### To be done
Report the total number of lines that include the string "picture", without any other text.
+ + + + +
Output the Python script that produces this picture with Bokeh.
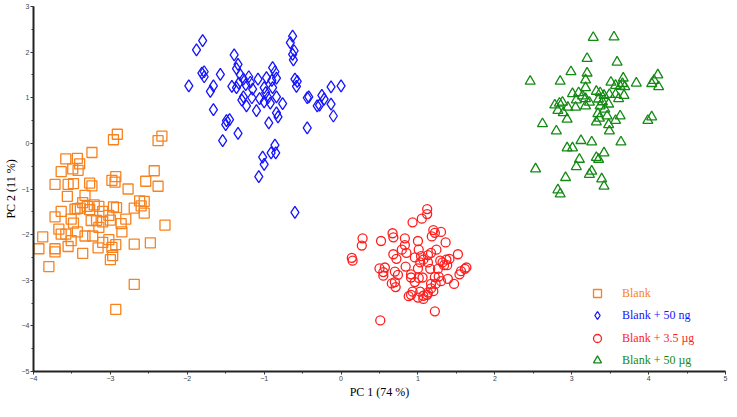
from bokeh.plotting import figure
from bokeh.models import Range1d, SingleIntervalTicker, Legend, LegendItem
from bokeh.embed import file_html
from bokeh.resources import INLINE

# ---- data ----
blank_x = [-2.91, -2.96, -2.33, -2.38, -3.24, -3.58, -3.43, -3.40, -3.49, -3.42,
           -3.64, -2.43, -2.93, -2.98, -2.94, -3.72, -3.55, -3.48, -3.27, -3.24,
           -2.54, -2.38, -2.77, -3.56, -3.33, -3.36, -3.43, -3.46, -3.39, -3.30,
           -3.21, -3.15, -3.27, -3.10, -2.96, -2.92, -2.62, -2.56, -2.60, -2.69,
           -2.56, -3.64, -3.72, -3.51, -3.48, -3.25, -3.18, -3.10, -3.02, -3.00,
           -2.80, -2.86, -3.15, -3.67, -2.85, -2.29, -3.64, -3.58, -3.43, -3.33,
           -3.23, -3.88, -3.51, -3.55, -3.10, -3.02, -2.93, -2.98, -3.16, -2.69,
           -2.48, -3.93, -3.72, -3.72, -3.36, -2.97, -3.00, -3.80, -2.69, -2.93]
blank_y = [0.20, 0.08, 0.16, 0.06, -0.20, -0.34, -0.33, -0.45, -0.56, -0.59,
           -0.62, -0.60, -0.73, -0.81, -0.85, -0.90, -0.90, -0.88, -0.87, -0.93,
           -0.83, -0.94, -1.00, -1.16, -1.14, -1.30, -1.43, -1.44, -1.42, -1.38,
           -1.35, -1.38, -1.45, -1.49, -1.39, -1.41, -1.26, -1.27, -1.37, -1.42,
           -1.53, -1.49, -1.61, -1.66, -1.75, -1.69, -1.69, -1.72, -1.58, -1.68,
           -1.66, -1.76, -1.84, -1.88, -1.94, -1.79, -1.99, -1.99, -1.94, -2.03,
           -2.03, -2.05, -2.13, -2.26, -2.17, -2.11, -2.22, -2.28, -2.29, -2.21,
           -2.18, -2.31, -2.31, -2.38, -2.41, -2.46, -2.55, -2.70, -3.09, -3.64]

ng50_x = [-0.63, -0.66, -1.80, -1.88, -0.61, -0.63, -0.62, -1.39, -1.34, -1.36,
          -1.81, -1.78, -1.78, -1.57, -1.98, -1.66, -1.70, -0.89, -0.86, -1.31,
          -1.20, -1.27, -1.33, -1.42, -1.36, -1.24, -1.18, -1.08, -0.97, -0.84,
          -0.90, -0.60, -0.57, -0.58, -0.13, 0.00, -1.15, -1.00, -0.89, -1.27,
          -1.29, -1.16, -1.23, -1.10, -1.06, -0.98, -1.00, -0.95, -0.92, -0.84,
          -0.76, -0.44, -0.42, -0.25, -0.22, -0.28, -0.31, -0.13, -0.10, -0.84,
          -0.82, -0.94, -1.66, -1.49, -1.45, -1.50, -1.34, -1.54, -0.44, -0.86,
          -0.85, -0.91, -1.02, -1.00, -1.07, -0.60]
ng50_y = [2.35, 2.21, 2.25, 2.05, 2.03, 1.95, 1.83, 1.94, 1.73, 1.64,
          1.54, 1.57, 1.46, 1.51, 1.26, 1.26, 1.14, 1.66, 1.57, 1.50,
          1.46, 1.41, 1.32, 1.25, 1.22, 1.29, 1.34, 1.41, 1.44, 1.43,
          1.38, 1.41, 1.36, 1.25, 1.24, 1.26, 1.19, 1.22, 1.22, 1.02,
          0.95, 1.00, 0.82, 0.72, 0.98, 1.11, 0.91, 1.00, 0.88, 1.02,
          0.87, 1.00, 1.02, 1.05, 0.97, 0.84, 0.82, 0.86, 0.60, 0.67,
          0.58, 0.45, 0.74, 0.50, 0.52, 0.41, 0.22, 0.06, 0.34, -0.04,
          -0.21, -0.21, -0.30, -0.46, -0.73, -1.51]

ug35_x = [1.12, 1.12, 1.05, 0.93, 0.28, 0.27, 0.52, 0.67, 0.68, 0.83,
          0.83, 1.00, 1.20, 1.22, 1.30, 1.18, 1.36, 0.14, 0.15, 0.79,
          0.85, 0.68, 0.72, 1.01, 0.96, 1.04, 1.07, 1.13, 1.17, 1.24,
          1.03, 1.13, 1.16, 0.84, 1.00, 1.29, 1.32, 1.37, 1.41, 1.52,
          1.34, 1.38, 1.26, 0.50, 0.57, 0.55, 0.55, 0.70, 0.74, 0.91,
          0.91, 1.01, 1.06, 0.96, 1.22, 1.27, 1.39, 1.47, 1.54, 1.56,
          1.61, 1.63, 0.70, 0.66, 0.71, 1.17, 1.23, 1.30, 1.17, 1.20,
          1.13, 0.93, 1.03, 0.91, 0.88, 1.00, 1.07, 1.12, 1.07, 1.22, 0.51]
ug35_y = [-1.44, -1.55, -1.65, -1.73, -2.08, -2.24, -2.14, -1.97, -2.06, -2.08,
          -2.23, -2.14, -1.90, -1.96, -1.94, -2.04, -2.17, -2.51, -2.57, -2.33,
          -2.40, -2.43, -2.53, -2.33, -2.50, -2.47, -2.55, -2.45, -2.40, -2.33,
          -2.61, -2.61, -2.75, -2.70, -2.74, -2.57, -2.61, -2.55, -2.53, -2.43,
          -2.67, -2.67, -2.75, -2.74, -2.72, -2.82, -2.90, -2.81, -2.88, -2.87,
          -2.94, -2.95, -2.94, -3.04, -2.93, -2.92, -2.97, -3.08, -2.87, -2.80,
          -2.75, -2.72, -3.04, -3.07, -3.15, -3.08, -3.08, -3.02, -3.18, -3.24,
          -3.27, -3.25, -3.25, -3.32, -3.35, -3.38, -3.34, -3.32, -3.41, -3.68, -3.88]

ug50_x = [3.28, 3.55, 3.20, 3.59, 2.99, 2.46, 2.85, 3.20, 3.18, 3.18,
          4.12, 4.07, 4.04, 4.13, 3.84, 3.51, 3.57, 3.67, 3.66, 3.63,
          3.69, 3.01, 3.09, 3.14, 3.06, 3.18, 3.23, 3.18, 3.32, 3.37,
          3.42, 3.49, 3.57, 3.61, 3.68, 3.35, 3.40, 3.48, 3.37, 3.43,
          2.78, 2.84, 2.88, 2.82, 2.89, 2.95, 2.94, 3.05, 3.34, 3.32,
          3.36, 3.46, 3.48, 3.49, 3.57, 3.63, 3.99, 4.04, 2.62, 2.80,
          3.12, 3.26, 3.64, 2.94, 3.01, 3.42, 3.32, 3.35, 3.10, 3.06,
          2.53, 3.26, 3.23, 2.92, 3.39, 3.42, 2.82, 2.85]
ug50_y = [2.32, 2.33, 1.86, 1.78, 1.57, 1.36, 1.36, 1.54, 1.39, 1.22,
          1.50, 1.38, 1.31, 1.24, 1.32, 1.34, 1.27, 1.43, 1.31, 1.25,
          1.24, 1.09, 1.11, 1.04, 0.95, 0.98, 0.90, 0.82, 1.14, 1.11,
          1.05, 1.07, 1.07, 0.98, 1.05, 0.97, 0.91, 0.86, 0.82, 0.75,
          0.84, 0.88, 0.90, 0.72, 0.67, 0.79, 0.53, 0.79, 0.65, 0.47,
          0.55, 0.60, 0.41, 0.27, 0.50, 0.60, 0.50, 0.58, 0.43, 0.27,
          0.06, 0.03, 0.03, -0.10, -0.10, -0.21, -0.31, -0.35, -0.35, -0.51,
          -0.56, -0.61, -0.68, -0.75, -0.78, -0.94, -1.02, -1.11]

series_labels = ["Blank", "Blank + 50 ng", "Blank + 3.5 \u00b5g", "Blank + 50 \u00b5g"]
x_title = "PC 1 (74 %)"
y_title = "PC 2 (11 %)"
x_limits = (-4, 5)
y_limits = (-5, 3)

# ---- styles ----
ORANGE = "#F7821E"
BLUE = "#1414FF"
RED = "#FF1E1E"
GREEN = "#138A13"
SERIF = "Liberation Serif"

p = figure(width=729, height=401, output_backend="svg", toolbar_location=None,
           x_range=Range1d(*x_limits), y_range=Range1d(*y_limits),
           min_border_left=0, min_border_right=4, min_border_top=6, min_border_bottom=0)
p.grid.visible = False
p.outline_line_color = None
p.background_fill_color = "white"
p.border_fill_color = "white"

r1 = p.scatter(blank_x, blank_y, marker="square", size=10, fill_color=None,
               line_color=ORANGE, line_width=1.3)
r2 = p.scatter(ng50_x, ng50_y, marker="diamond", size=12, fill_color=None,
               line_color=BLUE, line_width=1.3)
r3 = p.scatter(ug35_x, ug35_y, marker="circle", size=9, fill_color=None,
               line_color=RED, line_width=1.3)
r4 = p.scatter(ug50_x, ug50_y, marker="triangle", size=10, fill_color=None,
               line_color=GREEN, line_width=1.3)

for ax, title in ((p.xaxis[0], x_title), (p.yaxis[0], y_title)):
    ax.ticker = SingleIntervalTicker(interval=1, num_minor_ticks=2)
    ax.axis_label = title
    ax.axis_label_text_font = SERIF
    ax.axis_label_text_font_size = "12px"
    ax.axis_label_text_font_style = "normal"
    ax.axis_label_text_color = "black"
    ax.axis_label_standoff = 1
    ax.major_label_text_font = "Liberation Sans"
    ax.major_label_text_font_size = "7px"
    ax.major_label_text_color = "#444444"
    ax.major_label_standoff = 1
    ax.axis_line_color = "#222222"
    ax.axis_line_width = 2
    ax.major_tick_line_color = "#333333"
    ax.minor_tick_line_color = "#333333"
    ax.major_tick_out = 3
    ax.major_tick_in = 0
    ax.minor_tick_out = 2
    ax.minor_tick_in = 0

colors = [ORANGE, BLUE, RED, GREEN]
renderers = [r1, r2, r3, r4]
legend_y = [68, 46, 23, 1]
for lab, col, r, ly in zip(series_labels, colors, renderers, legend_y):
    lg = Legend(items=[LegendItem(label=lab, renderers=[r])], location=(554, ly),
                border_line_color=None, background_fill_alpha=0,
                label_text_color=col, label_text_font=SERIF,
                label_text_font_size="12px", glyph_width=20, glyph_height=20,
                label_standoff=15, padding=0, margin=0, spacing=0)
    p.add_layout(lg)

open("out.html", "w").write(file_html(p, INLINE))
+ + + + +
### Result of this task
1